I buy a house for $100,000

Liabilities are utility bills $50 per week

Maintenance work is required, it will last 5 weeks with a total cost of £100. Now if I wanted to depreciate maintenance cost on my paper work, would it mean it would be listed as $100 on week one paper work, $80 on week 2, $60 week 3, $40 week 4, $20 week 5, and then the expense would no longer be listed on my paper work?

Is this how depreciation works?
 
I'm trying to understand the concept of depreciation and I'm using an example in order for me to understand it better.

I buy a house for $100,000

Liabilities are utility bills $50 per week

Maintenance work is required, it will last 5 weeks with a total cost of £100. Now if I wanted to depreciate maintenance cost on my paper work, would it mean it would be listed as $100 on week one paper work, $80 on week 2, $60 week 3, $40 week 4, $20 week 5, and then the expense would no longer be listed on my paper work?

Is this how depreciation works?

I don't think you depreciate maintenance - I think you expense it immediately.

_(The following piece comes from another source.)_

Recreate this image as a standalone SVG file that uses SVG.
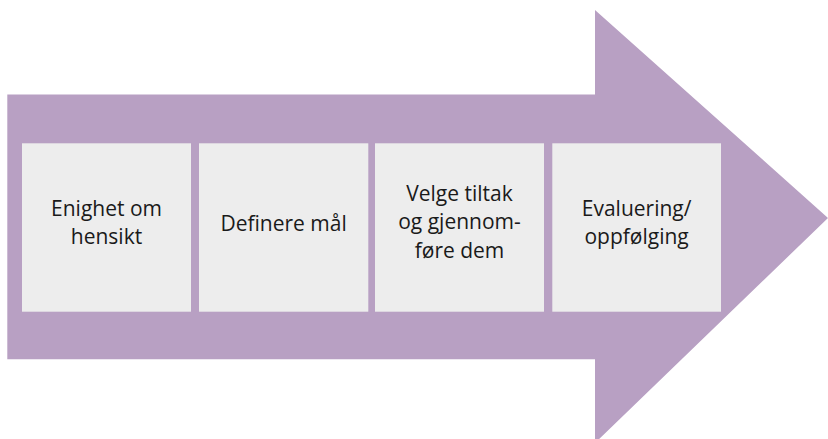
<svg xmlns="http://www.w3.org/2000/svg" width="828" height="439" viewBox="0 0 828 439">
<style>
.box{fill:#EDEDED;}
.lbl{font-family:"Open Sans","Liberation Sans",sans-serif;font-size:21px;fill:#1a1a1a;text-anchor:middle;}
</style>
<rect width="828" height="439" fill="#FFFFFF"/>
<g id="arrow">
<polygon points="7.3,94.5 595,94.5 595,10 828,218 595,443 595,359.3 7.3,359.3" fill="#B8A0C3"/>
</g>
<g id="connectors"></g>
<g id="node1">
<rect class="box" x="22" y="143.3" width="169" height="168.4"/>
<text class="lbl" x="106.5" y="216">Enighet om</text>
<text class="lbl" x="106.5" y="243.5">hensikt</text>
</g>
<g id="node2">
<rect class="box" x="199" y="143.3" width="169.3" height="168.4"/>
<text class="lbl" x="283.6" y="230.5">Definere mål</text>
</g>
<g id="node3">
<rect class="box" x="375" y="143.3" width="169" height="168.4"/>
<text class="lbl" x="459.5" y="200.7">Velge tiltak</text>
<text class="lbl" x="459.5" y="229.3">og gjennom-</text>
<text class="lbl" x="459.5" y="257.7">føre dem</text>
</g>
<g id="node4">
<rect class="box" x="552.3" y="143.3" width="168.7" height="168.4"/>
<text class="lbl" x="636.6" y="216">Evaluering/</text>
<text class="lbl" x="636.6" y="243.5">oppfølging</text>
</g>
</svg>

Better example: you buy a truck for $10,000. But you can't claim the $10,000 as an expense and a tax deduction. Instead, you have an asset worth $10,000. But ten years later that truck will only be worth $5000, so each year you can claim as an expense $500.

Depreciation is the difference between what you paid for something and what you could likely sell it for during its useful lifetime.

(There's different methods: straight line or reducing - google it).
 
I don't think you depreciate maintenance - I think you expense it immediately.

You can depreciate maintenance where it is required to extend the life of the asset. So in your example, changing the brake pads and oil on your truck cannot be depreciated but an engine overhaul that allows the truck to keep going another few years can be.